I also briefly considered side-by-side monitors rotated to portrait orientation. Seems like it’d be great for some uses, not ideal for others, and a disaster for gaming. Think of all the times when you want to or have to hold your phone sideways, and then imagine that you just can’t.

Anyway, when WFH, I can keep Remote Desktop on one monitor and use the other for notes/Teams/browsing/MP3 player/remoting to a second machine. For music, I’m sure Bitwig handles stacked monitors very well, and it’ll be beneficial to have Sound Forge and my notes both visible for editing/mastering. For gaming… probably not that helpful most of the time, though occasionally having a guide/notes on one monitor will be nice.
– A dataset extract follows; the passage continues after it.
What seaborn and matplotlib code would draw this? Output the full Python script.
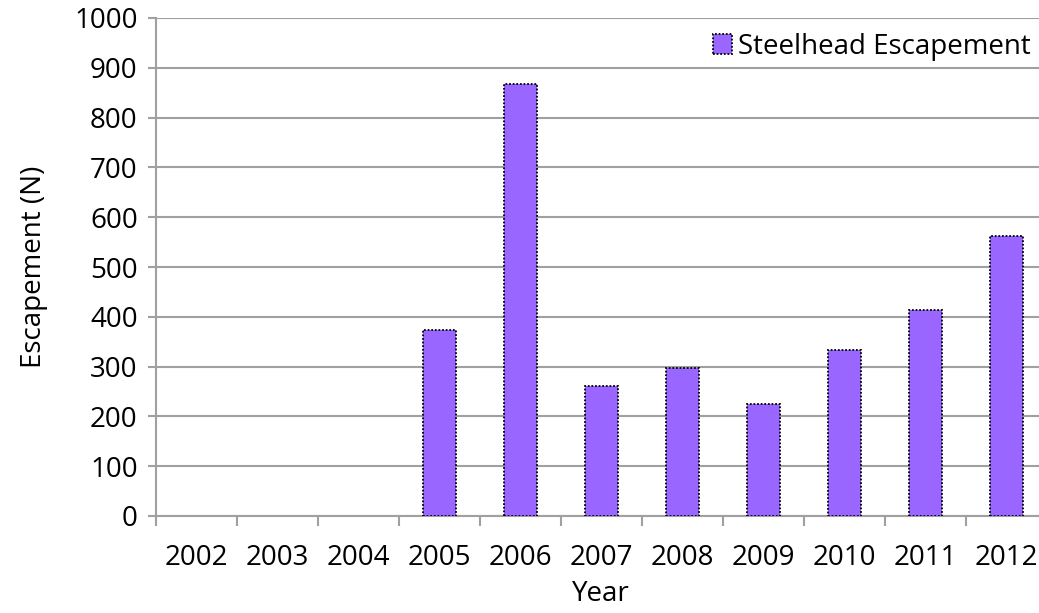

Speaking of which, I’m either going to uninstall Guild Wars 2, or go ahead and try End of Dragons. I’ve leveled several characters to 80 in the past few months, with one of them finally achieving 100% map completion and the rest making me think “what’s the point?” when I hit the level cap. A lot of the level 80 elite specs require a bunch more skill points before they become fully effective — until then they might be weaker than standard builds. My Deadeye is pretty great though, so I could see running the new content with her. For that matter, I’ve never actually done the Heart of Thorns stuff. Nor whatever it is that gets you a flying mount. Okay, maybe I won’t uninstall just yet.